### TASK TO COMPLETE:
Everything in the listing except the pictures should be written out exactly.

* * * * * * *

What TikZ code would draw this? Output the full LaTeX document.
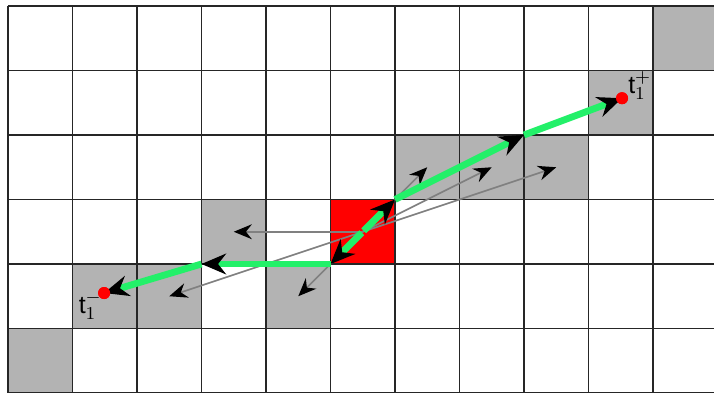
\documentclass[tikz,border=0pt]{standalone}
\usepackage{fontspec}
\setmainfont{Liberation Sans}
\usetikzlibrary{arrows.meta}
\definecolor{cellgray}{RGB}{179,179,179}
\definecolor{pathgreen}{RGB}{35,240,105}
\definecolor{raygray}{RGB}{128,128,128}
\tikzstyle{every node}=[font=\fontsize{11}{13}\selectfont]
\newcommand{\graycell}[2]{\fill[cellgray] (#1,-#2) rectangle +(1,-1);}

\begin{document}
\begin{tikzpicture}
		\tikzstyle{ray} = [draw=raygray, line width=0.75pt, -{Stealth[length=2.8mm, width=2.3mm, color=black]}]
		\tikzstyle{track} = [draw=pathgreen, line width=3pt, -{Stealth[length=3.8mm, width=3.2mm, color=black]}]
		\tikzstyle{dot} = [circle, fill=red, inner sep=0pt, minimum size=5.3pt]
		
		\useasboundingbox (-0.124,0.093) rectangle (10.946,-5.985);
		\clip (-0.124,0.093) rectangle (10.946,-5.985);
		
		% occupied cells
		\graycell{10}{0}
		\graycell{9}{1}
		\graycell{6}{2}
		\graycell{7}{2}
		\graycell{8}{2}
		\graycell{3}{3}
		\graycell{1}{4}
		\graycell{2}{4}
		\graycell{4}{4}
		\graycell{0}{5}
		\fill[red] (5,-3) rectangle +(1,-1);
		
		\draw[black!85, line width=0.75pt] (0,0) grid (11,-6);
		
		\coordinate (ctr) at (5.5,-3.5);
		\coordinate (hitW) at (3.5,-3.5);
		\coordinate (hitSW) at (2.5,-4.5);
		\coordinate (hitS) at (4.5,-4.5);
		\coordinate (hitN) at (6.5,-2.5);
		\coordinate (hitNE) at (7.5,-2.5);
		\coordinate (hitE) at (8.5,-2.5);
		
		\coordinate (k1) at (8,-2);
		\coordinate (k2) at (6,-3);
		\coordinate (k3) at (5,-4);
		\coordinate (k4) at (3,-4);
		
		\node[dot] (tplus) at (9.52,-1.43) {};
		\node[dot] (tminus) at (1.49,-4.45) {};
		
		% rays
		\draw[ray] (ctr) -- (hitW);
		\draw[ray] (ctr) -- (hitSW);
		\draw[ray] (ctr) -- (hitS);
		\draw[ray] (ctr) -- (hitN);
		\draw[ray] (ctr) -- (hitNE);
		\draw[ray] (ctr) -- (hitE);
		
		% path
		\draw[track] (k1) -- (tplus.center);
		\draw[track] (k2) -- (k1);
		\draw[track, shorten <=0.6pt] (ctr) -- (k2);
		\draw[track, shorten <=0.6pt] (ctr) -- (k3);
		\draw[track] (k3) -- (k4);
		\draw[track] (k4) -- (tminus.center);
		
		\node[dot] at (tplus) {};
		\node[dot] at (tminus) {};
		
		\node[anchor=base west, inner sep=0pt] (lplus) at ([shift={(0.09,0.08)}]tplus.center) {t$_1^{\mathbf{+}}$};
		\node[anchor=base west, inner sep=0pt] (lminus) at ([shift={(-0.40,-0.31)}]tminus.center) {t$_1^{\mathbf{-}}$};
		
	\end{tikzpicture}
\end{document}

* * * * * * *

### ANSWER TO THIS TASK:
What TikZ code would draw this? Output the full LaTeX document.
\documentclass[tikz,border=0pt]{standalone}
\usepackage{fontspec}
\setmainfont{Liberation Sans}
\usetikzlibrary{arrows.meta}
\definecolor{cellgray}{RGB}{179,179,179}
\definecolor{pathgreen}{RGB}{35,240,105}
\definecolor{raygray}{RGB}{128,128,128}
\tikzstyle{every node}=[font=\fontsize{11}{13}\selectfont]
\newcommand{\graycell}[2]{\fill[cellgray] (#1,-#2) rectangle +(1,-1);}

\begin{document}
\begin{tikzpicture}
		\tikzstyle{ray} = [draw=raygray, line width=0.75pt, -{Stealth[length=2.8mm, width=2.3mm, color=black]}]
		\tikzstyle{track} = [draw=pathgreen, line width=3pt, -{Stealth[length=3.8mm, width=3.2mm, color=black]}]
		\tikzstyle{dot} = [circle, fill=red, inner sep=0pt, minimum size=5.3pt]
		
		\useasboundingbox (-0.124,0.093) rectangle (10.946,-5.985);
		\clip (-0.124,0.093) rectangle (10.946,-5.985);
		
		% occupied cells
		\graycell{10}{0}
		\graycell{9}{1}
		\graycell{6}{2}
		\graycell{7}{2}
		\graycell{8}{2}
		\graycell{3}{3}
		\graycell{1}{4}
		\graycell{2}{4}
		\graycell{4}{4}
		\graycell{0}{5}
		\fill[red] (5,-3) rectangle +(1,-1);
		
		\draw[black!85, line width=0.75pt] (0,0) grid (11,-6);
		
		\coordinate (ctr) at (5.5,-3.5);
		\coordinate (hitW) at (3.5,-3.5);
		\coordinate (hitSW) at (2.5,-4.5);
		\coordinate (hitS) at (4.5,-4.5);
		\coordinate (hitN) at (6.5,-2.5);
		\coordinate (hitNE) at (7.5,-2.5);
		\coordinate (hitE) at (8.5,-2.5);
		
		\coordinate (k1) at (8,-2);
		\coordinate (k2) at (6,-3);
		\coordinate (k3) at (5,-4);
		\coordinate (k4) at (3,-4);
		
		\node[dot] (tplus) at (9.52,-1.43) {};
		\node[dot] (tminus) at (1.49,-4.45) {};
		
		% rays
		\draw[ray] (ctr) -- (hitW);
		\draw[ray] (ctr) -- (hitSW);
		\draw[ray] (ctr) -- (hitS);
		\draw[ray] (ctr) -- (hitN);
		\draw[ray] (ctr) -- (hitNE);
		\draw[ray] (ctr) -- (hitE);
		
		% path
		\draw[track] (k1) -- (tplus.center);
		\draw[track] (k2) -- (k1);
		\draw[track, shorten <=0.6pt] (ctr) -- (k2);
		\draw[track, shorten <=0.6pt] (ctr) -- (k3);
		\draw[track] (k3) -- (k4);
		\draw[track] (k4) -- (tminus.center);
		
		\node[dot] at (tplus) {};
		\node[dot] at (tminus) {};
		
		\node[anchor=base west, inner sep=0pt] (lplus) at ([shift={(0.09,0.08)}]tplus.center) {t$_1^{\mathbf{+}}$};
		\node[anchor=base west, inner sep=0pt] (lminus) at ([shift={(-0.40,-0.31)}]tminus.center) {t$_1^{\mathbf{-}}$};
		
	\end{tikzpicture}
\end{document}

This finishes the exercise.